When you think of pickup trucks, sustainability doesn't usually come to the forefront of your mind. That may be all about to change, however, as Ford is incorporating some eco-friendly materials into its upcoming lineup of F-Series pickup trucks. 

Ford's new processes
Ford recently announced that it would adopt a new practice as part of the production of its F-Series pickup trucks. Instead of the talc material once used in the electrical harnesses of its trucks, the automaker will be employing rice hulls to do the job. These hulls, which are a byproduct of rice grain, will be used to reinforce plastic used throughout the trucks. 

At least 45,000 pounds of rice hulls will be used in the first year of production alone. All of the natural products will be sourced from farms in Arkansas and are part of a process created by RheTech, an automotive supplier. The end goal was to create a product that would be safer for the environment without sacrificing the toughness and rugged qualities that Ford drivers have come to expect. 

"We developed this resin specifically for Ford over the last three years, working with the automaker closely, including in all phases of material qualification," said David Preston, director of business development for RheTech. "The whole process has been a rewarding success for both Ford and RheTech, which can add yet another natural-fiber based product to our RheVision line."

In addition to the rice hulls, Ford will be using recycled cotton, soybeans, recycled tires and recycled plastic bottles for other sections of the trucks. In fact, Ford claims that just one 2014 F-150 truck will have the equivalent of 10 pairs of jeans or 31 T-shirts integrated into its body. These products will be used in seat cushions, carpets and plastic liners throughout the truck, and none of the changes will impact the way in which drivers make truck modifications down the line. 

Making a difference
Most of the efforts surrounding eco-friendly vehicles go toward improving fuel economy. While that is certainly a focus for Ford, these new manufacturing processes will allow the automaker to start making a difference before the trucks even leave the production facility.

As the most popular truck in the U.S., the F-Series sells more than 600,000 models each year - leaving a lot of room for environmentally sound practices to make a positive impact. If this round of green processes is successful, Ford will likely expand the use of rice hulls and other products for future trucks. 

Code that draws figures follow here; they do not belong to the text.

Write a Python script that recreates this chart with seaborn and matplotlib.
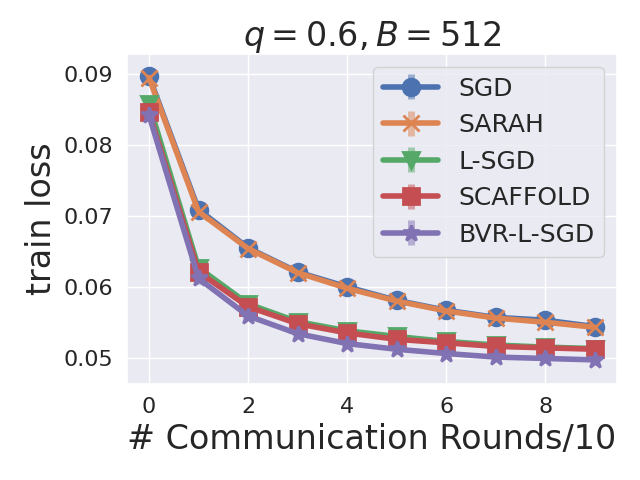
import matplotlib
matplotlib.use("Agg")
import matplotlib.pyplot as plt
import seaborn as sns
import numpy as np

rounds = [0, 1, 2, 3, 4, 5, 6, 7, 8, 9]
sgd = [0.0897, 0.0709, 0.0655, 0.0621, 0.0600, 0.0581, 0.0567, 0.0557, 0.0553, 0.0544]
sarah = [0.0895, 0.0706, 0.0654, 0.0620, 0.0598, 0.0580, 0.0566, 0.0556, 0.0550, 0.0543]
lsgd = [0.0858, 0.0627, 0.0576, 0.0551, 0.0538, 0.0530, 0.0523, 0.0518, 0.0515, 0.0513]
scaffold = [0.0846, 0.0621, 0.0572, 0.0548, 0.0535, 0.0526, 0.0521, 0.0516, 0.0514, 0.0512]
bvr = [0.0842, 0.0612, 0.0559, 0.0534, 0.0520, 0.0512, 0.0506, 0.0501, 0.0499, 0.0497]

sgd_err = [0.0004, 0.0007, 0.0006, 0.0006, 0.0007, 0.0006, 0.0007, 0.0006, 0.0008, 0.0007]
sarah_err = [0.0004, 0.0006, 0.0006, 0.0006, 0.0006, 0.0006, 0.0006, 0.0006, 0.0006, 0.0006]
lsgd_err = [0.0003, 0.0006, 0.0005, 0.0005, 0.0005, 0.0005, 0.0005, 0.0005, 0.0005, 0.0005]
scaffold_err = [0.0003, 0.0006, 0.0005, 0.0005, 0.0005, 0.0005, 0.0005, 0.0005, 0.0005, 0.0005]
bvr_err = [0.0003, 0.0008, 0.0006, 0.0006, 0.0006, 0.0006, 0.0006, 0.0006, 0.0006, 0.0006]

names = ["SGD", "SARAH", "L-SGD", "SCAFFOLD", "BVR-L-SGD"]
series = [sgd, sarah, lsgd, scaffold, bvr]
errors = [sgd_err, sarah_err, lsgd_err, scaffold_err, bvr_err]
markers = ["o", "x", "v", "s", "*"]

sns.set_theme(style="darkgrid")
colors = sns.color_palette("deep")

fig, ax = plt.subplots(figsize=(6.4, 4.8), dpi=100)
for i, name in enumerate(names):
    line, caps, bars = ax.errorbar(rounds, series[i], yerr=errors[i], label=name,
                                   color=colors[i], marker=markers[i], markersize=12,
                                   linewidth=4, elinewidth=5, mew=2)
    for b in bars:
        b.set_alpha(0.5)

ax.set_ylim(0.0463, 0.0928)
ax.set_xticks([0, 2, 4, 6, 8])
ax.set_yticks([0.05, 0.06, 0.07, 0.08, 0.09])
ax.tick_params(labelsize=16)
ax.set_title(r"$q = 0.6, B = 512$", fontsize=24)
ax.set_xlabel("# Communication Rounds/10", fontsize=24)
ax.set_ylabel("train loss", fontsize=24)
ax.legend(fontsize=18, loc="upper right", handlelength=2.2)
fig.subplots_adjust(left=0.198, right=0.964, bottom=0.2, top=0.887)
fig.savefig("out.png")
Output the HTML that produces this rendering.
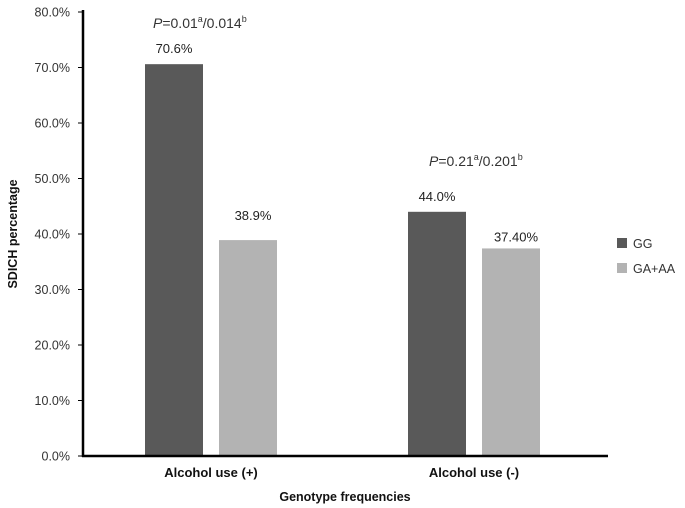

"The 2014 F-Series exemplifies our continued efforts to use recycled content in our vehicles," said John Viera, Ford's global director of sustainability and vehicle environmental matters. "We can have a greater impact in this case because of the size and sales volume of this product."

Don't let up when off-roading
These positive sustainable practices center around upcoming Ford F-Series trucks, but even drivers who frequently get behind the wheel of older models can do their part to help the environment - without sacrificing the fun that goes along with off-road driving.

An easy way to embrace eco-friendly practices with your off-road vehicle is by taking care of the nature and trails that you drive through in your experiences. Don't litter while driving and do your best to avoid harming the land surrounding the trails. This includes taking care when you pull over so as not to damage the wilderness and cleaning up any synthetic materials that may spill into nature in the event of an issue.